Из современных фотографов разглядеть русских людей кому-то непросто — отвлекают декорации. Британец Марк Пауэр очарован освещением ночной Москвы: такое богатство световых оттенков (как и щедрость расходов на городскую подсветку) редко где встретишь. Его безлюдные городские пейзажи — это не архитектурные ансамбли, а фрагменты дворов, разного рода пространства между зданиями, строительные бытовки, но в переливах цветовых оттенков и эффектных теней они смотрятся сказочно, спору нет. Другое дело — такие же большеформатные, но уже черно-белые кадры Алекса Майоли. Во время съемки он использовал дополнительный свет, отчего кадры, снятые в метро, в библиотеке, на панк-концерте, за кулисами модного показа или на уличных работах коммунальщиков, представляются исполненными странной патетики театральными мизансценами.
Как раз хорошо знакомый с российским менталитетом наш соотечественник Георгий Пинхасов нацелен не на типажи, а на повседневную жизнь: он снимал город в разное время суток, охотясь за диковинными световыми сочетаниями и ракурсами. Американец Алекс Уэбб то ныряет с камерой в гущу городской жизни, то подглядывает за ней из укромных мест, представляя Москву пестрой серией кадров, которую будто цементируют яркие цветовые пятна одежды прохожих, ясного неба, детской площадки. Иранка Нюша Таваколян, снимавшая Москву зимой, сосредоточилась на москвичах в домашней среде: за каждым кадром — продолжительное наблюдение за портретируемым, пока тот не станет самим собой, перестав замечать фотографа. Галерею действительно психологически сильных портретов дополняют кадры каких-то заурядных городских пейзажей, как ни странно, усиливающих драматизм героев, изображенных в нейтральной домашней обстановке.

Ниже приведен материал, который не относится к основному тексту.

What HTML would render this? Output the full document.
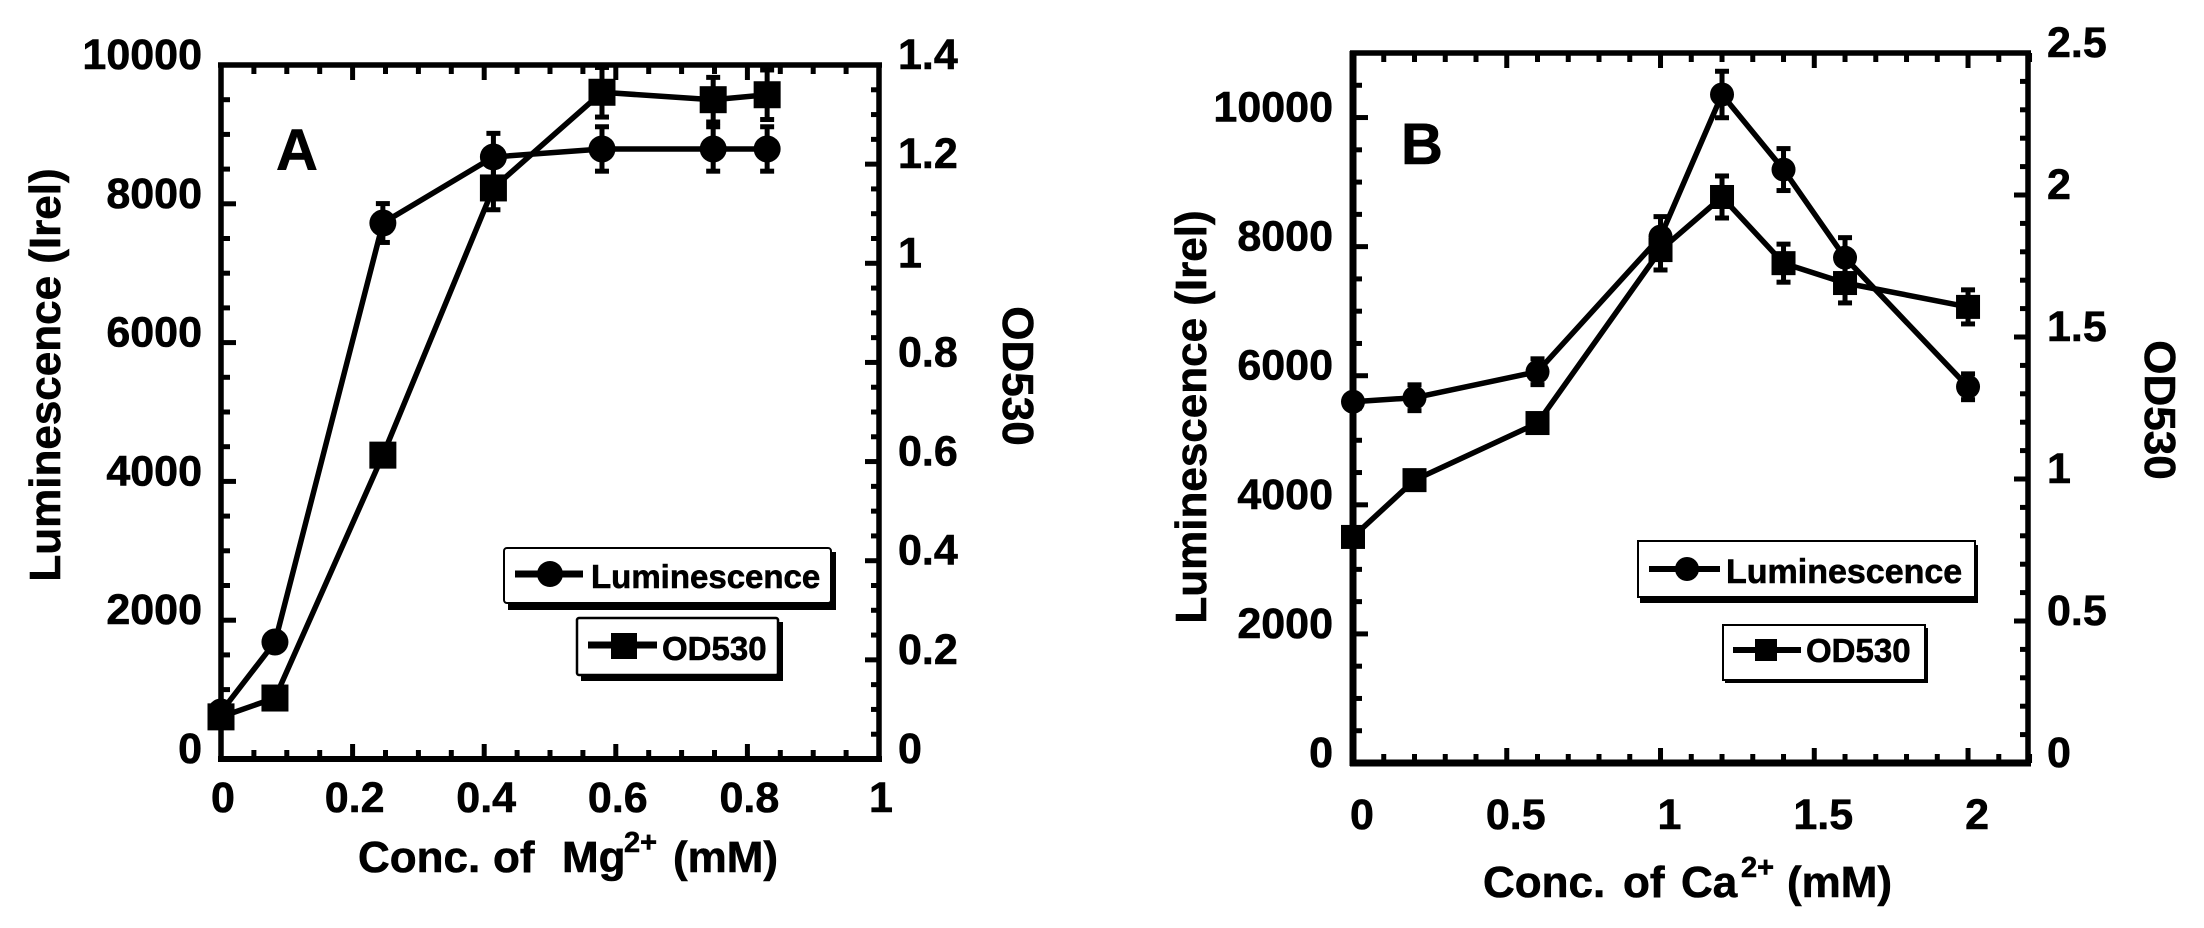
<!DOCTYPE html>
<html lang="en">
<head>
<meta charset="utf-8">
<title>Luminescence and OD530 versus Mg2+ and Ca2+ concentration</title>
<style>
  html, body { margin: 0; padding: 0; background: #fff; }
  svg { display: block; }
  text { font-family: "Liberation Sans", Arial, sans-serif; font-weight: bold; fill: #000; stroke: #000; stroke-width: 0.6px; }
</style>
</head>
<body>
<svg id="figure" xmlns="http://www.w3.org/2000/svg" width="2204" height="928" viewBox="0 0 2204 928">
  <rect x="0" y="0" width="2204" height="928" fill="#fff"/>

  <g id="panel-a">
    <text x="276" y="170" font-size="58">A</text>
    <text transform="translate(60 375) rotate(-90)" text-anchor="middle" font-size="44">Luminescence (Irel)</text>
    <text transform="translate(1003 376) rotate(90)" text-anchor="middle" font-size="44">OD530</text>
    <text y="872" font-size="44"><tspan x="358">Conc.</tspan><tspan x="493">of</tspan><tspan x="562">Mg</tspan><tspan x="624" dy="-20" font-size="29">2+</tspan><tspan x="673" dy="20">(mM)</tspan></text>
  </g>

  <g id="panel-b">
    <text x="1401" y="164" font-size="58">B</text>
    <text transform="translate(1206 417) rotate(-90)" text-anchor="middle" font-size="44">Luminescence (Irel)</text>
    <text transform="translate(2145 410) rotate(90)" text-anchor="middle" font-size="44">OD530</text>
    <text y="897" font-size="44"><tspan x="1483">Conc.</tspan><tspan x="1623">of</tspan><tspan x="1681">Ca</tspan><tspan x="1741" dy="-20" font-size="29">2+</tspan><tspan x="1787" dy="20">(mM)</tspan></text>
  </g>

  <g id="legend-a">
    <g>
      <rect x="508" y="552" width="328" height="58" fill="#000"/>
      <rect x="504" y="548" width="327" height="55" rx="3" fill="#fff" stroke="#000" stroke-width="2"/>
      <line x1="515" y1="574" x2="583" y2="574" stroke="#000" stroke-width="7"/>
      <circle cx="550" cy="574" r="13" fill="#000"/>
      <text x="591" y="588" font-size="33">Luminescence</text>
    </g>
    <g>
      <rect x="581" y="622" width="202" height="59" fill="#000"/>
      <rect x="577" y="618" width="201" height="57" rx="2" fill="#fff" stroke="#000" stroke-width="2.5"/>
      <line x1="588" y1="645" x2="657" y2="645" stroke="#000" stroke-width="7"/>
      <rect x="611" y="633" width="26" height="26" fill="#000"/>
      <text x="662" y="660" font-size="33">OD530</text>
    </g>
  </g>

  <g id="legend-b">
    <g>
      <rect x="1640" y="545" width="338" height="58" fill="#000"/>
      <rect x="1638" y="541" width="337" height="56" fill="#fff" stroke="#000" stroke-width="2"/>
      <line x1="1649" y1="569" x2="1720" y2="569" stroke="#000" stroke-width="6"/>
      <circle cx="1687" cy="569" r="12" fill="#000"/>
      <text x="1726" y="583" font-size="34">Luminescence</text>
    </g>
    <g>
      <rect x="1725" y="628" width="203" height="55" fill="#000"/>
      <rect x="1723" y="625" width="202" height="55" fill="#fff" stroke="#000" stroke-width="2"/>
      <line x1="1733" y1="650" x2="1801" y2="650" stroke="#000" stroke-width="6"/>
      <rect x="1755" y="639" width="22" height="22" fill="#000"/>
      <text x="1806" y="662" font-size="33">OD530</text>
    </g>
  </g>
</svg>

<script>
// Panel A data
const panelAConcentration = [0, 0.082, 0.246, 0.414, 0.579, 0.748, 0.83];
const panelALuminescence = [677, 1686, 7723, 8675, 8790, 8790, 8790];
const panelALuminescenceError = [0, 0, 280, 340, 320, 320, 320];
const panelAOd530 = [0.085, 0.123, 0.613, 1.152, 1.345, 1.33, 1.34];
const panelAOd530Error = [0, 0, 0, 0.044, 0.05, 0.045, 0.05];
const panelAXTicks = [0, 0.2, 0.4, 0.6, 0.8, 1];
const panelAXTickLabels = ['0', '0.2', '0.4', '0.6', '0.8', '1'];
const panelALeftTicks = [0, 2000, 4000, 6000, 8000, 10000];
const panelALeftTickLabels = ['0', '2000', '4000', '6000', '8000', '10000'];
const panelARightTicks = [0, 0.2, 0.4, 0.6, 0.8, 1, 1.2, 1.4];
const panelARightTickLabels = ['0', '0.2', '0.4', '0.6', '0.8', '1', '1.2', '1.4'];

// Panel B data
const panelBConcentration = [0, 0.2, 0.6, 1, 1.2, 1.4, 1.6, 2];
const panelBLuminescence = [5597, 5659, 6062, 8155, 10357, 9194, 7829, 5829];
const panelBLuminescenceError = [0, 200, 200, 310, 360, 325, 310, 200];
const panelBOd530 = [0.796, 0.996, 1.197, 1.806, 1.993, 1.76, 1.69, 1.606];
const panelBOd530Error = [0, 0, 0, 0.07, 0.074, 0.067, 0.07, 0.06];
const panelBXTicks = [0, 0.5, 1, 1.5, 2];
const panelBXTickLabels = ['0', '0.5', '1', '1.5', '2'];
const panelBLeftTicks = [0, 2000, 4000, 6000, 8000, 10000];
const panelBLeftTickLabels = ['0', '2000', '4000', '6000', '8000', '10000'];
const panelBRightTicks = [0, 0.5, 1, 1.5, 2, 2.5];
const panelBRightTickLabels = ['0', '0.5', '1', '1.5', '2', '2.5'];

const SVG_NS = 'http://www.w3.org/2000/svg';

function segment(parent, x1, y1, x2, y2, width) {
  const el = document.createElementNS(SVG_NS, 'line');
  el.setAttribute('x1', x1);
  el.setAttribute('y1', y1);
  el.setAttribute('x2', x2);
  el.setAttribute('y2', y2);
  el.setAttribute('stroke', '#000');
  el.setAttribute('stroke-width', width);
  parent.appendChild(el);
  return el;
}

function label(parent, x, y, anchor, content) {
  const el = document.createElementNS(SVG_NS, 'text');
  el.setAttribute('x', x);
  el.setAttribute('y', y);
  el.setAttribute('text-anchor', anchor);
  el.setAttribute('font-size', 43);
  el.textContent = content;
  parent.appendChild(el);
  return el;
}

function group(parent) {
  const el = document.createElementNS(SVG_NS, 'g');
  parent.appendChild(el);
  return el;
}

function drawPanel(cfg) {
  const root = document.getElementById(cfg.id);
  const f = cfg.frame;
  const xScale = v => f.left + (v / cfg.xMax) * (f.right - f.left);
  const leftScale = v => f.bottom - (v / cfg.leftMax) * (f.bottom - f.top);
  const rightScale = v => f.bottom - (v / cfg.rightMax) * (f.bottom - f.top);

  // Axis frame
  const axisGroup = group(root);
  
  

  const bottomAxis = segment(axisGroup, f.left - 3, f.bottom, f.right + 3, f.bottom, cfg.bottomWidth);
  
  

  const topAxis = segment(axisGroup, f.left - 3, f.top, f.right + 3, f.top, 5.5);
  
  

  const leftAxis = segment(axisGroup, f.left, f.top - 2, f.left, f.bottom + 3, cfg.leftWidth);
  
  

  const rightAxis = segment(axisGroup, f.right, f.top - 2, f.right, f.bottom + 3, 5.5);
  
  

  // X ticks on bottom and top
  const xCount = Math.round(cfg.xMax / cfg.xMinor);
  for (let i = 0; i <= xCount; i++) {
    const v = i * cfg.xMinor;
    const isMajor = cfg.xTicks.some(t => Math.abs(t - v) < 1e-6);
    const len = isMajor ? 15 : 9;
    const x = xScale(v);
    const bottomTick = segment(axisGroup, x, f.bottom, x, f.bottom - len, 5);
    
    
    const topTick = segment(axisGroup, x, f.top, x, f.top + len, 5);
    
    
  }

  // Left ticks
  const leftCount = Math.round(cfg.leftMax / cfg.leftMinor);
  for (let i = 0; i <= leftCount; i++) {
    const v = i * cfg.leftMinor;
    const isMajor = cfg.leftTicks.some(t => Math.abs(t - v) < 1e-6);
    const y = leftScale(v);
    const tick = segment(axisGroup, f.left, y, f.left + (isMajor ? 15 : 9), y, 5);
    
    
  }

  // Right ticks
  const rightCount = Math.round(cfg.rightMax / cfg.rightMinor);
  for (let i = 0; i <= rightCount; i++) {
    const v = i * cfg.rightMinor;
    const isMajor = cfg.rightTicks.some(t => Math.abs(t - v) < 1e-6);
    const y = rightScale(v);
    const tick = segment(axisGroup, f.right, y, f.right - (isMajor ? 14 : 8), y, 5);
    
    
  }

  // Tick labels
  cfg.xTicks.forEach((t, i) => {
    const el = label(root, xScale(t) + cfg.xLabelShift, cfg.xLabelBaseline, 'middle', cfg.xTickLabels[i]);
    
    
  });
  cfg.leftTicks.forEach((t, i) => {
    const el = label(root, cfg.leftLabelX, leftScale(t) + 4, 'end', cfg.leftTickLabels[i]);
    
    
  });
  cfg.rightTicks.forEach((t, i) => {
    const el = label(root, cfg.rightLabelX, rightScale(t) + 4, 'start', cfg.rightTickLabels[i]);
    
    
  });

  // Series
  drawSeries(root, 'luminescence', 'circle', cfg, cfg.x, cfg.luminescence, cfg.luminescenceError, xScale, leftScale);
  drawSeries(root, 'od530', 'square', cfg, cfg.x, cfg.od530, cfg.od530Error, xScale, rightScale);
}

function drawSeries(root, name, shape, cfg, xs, ys, errs, xScale, yScale) {
  const seriesGroup = group(root);
  
  

  const pts = xs.map((x, i) => xScale(x).toFixed(1) + ',' + yScale(ys[i]).toFixed(1)).join(' ');
  const poly = document.createElementNS(SVG_NS, 'polyline');
  poly.setAttribute('points', pts);
  poly.setAttribute('fill', 'none');
  poly.setAttribute('stroke', '#000');
  poly.setAttribute('stroke-width', 5.5);
  poly.setAttribute('stroke-linejoin', 'round');
  
  
  seriesGroup.appendChild(poly);

  xs.forEach((x, i) => {
    const cx = xScale(x);
    const cy = yScale(ys[i]);
    if (errs[i] > 0) {
      const top = yScale(ys[i] + errs[i]);
      const bottom = yScale(ys[i] - errs[i]);
      const stem = segment(seriesGroup, cx, top, cx, bottom, 5);
      
      
      const capTop = segment(seriesGroup, cx - 7, top, cx + 7, top, 5);
      
      
      const capBottom = segment(seriesGroup, cx - 7, bottom, cx + 7, bottom, 5);
      
      
    }
    let marker;
    if (shape === 'circle') {
      marker = document.createElementNS(SVG_NS, 'circle');
      marker.setAttribute('cx', cx);
      marker.setAttribute('cy', cy);
      marker.setAttribute('r', cfg.markerSize / 2);
    } else {
      marker = document.createElementNS(SVG_NS, 'rect');
      marker.setAttribute('x', cx - cfg.markerSize / 2);
      marker.setAttribute('y', cy - cfg.markerSize / 2);
      marker.setAttribute('width', cfg.markerSize);
      marker.setAttribute('height', cfg.markerSize);
    }
    marker.setAttribute('fill', '#000');
    
    
    seriesGroup.appendChild(marker);
  });
}

drawPanel({
  id: 'panel-a',
  frame: { left: 221, right: 879, top: 65, bottom: 759 },
  leftWidth: 5.5, bottomWidth: 6, markerSize: 27,
  xMax: 1, xMinor: 0.05, leftMax: 10000, leftMinor: 500, rightMax: 1.4, rightMinor: 0.05,
  x: panelAConcentration,
  luminescence: panelALuminescence, luminescenceError: panelALuminescenceError,
  od530: panelAOd530, od530Error: panelAOd530Error,
  xTicks: panelAXTicks, xTickLabels: panelAXTickLabels,
  leftTicks: panelALeftTicks, leftTickLabels: panelALeftTickLabels,
  rightTicks: panelARightTicks, rightTickLabels: panelARightTickLabels,
  xLabelShift: 2, xLabelBaseline: 812, leftLabelX: 202, rightLabelX: 898
});

drawPanel({
  id: 'panel-b',
  frame: { left: 1353, right: 2028, top: 53, bottom: 763 },
  leftWidth: 7, bottomWidth: 7, markerSize: 24,
  xMax: 2.195, xMinor: 0.1, leftMax: 11000, leftMinor: 500, rightMax: 2.5, rightMinor: 0.1,
  x: panelBConcentration,
  luminescence: panelBLuminescence, luminescenceError: panelBLuminescenceError,
  od530: panelBOd530, od530Error: panelBOd530Error,
  xTicks: panelBXTicks, xTickLabels: panelBXTickLabels,
  leftTicks: panelBLeftTicks, leftTickLabels: panelBLeftTickLabels,
  rightTicks: panelBRightTicks, rightTickLabels: panelBRightTickLabels,
  xLabelShift: 9, xLabelBaseline: 829, leftLabelX: 1333, rightLabelX: 2047
});
</script>
</body>
</html>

«Театральная» рама, безусловно, задает всему проекту определенный ракурс восприятия. Но даже в беглом знакомстве маститых фотографов с Москвой виден общий результат: городская среда вынуждает подыгрывать, и включаясь в эту игру, легко потерять себя. Видимо, поэтому в большинстве портретных образов (не считая серии Таваколян) больше гротеска, а в их существовании — какой-то булгаковской инфернальной призрачности.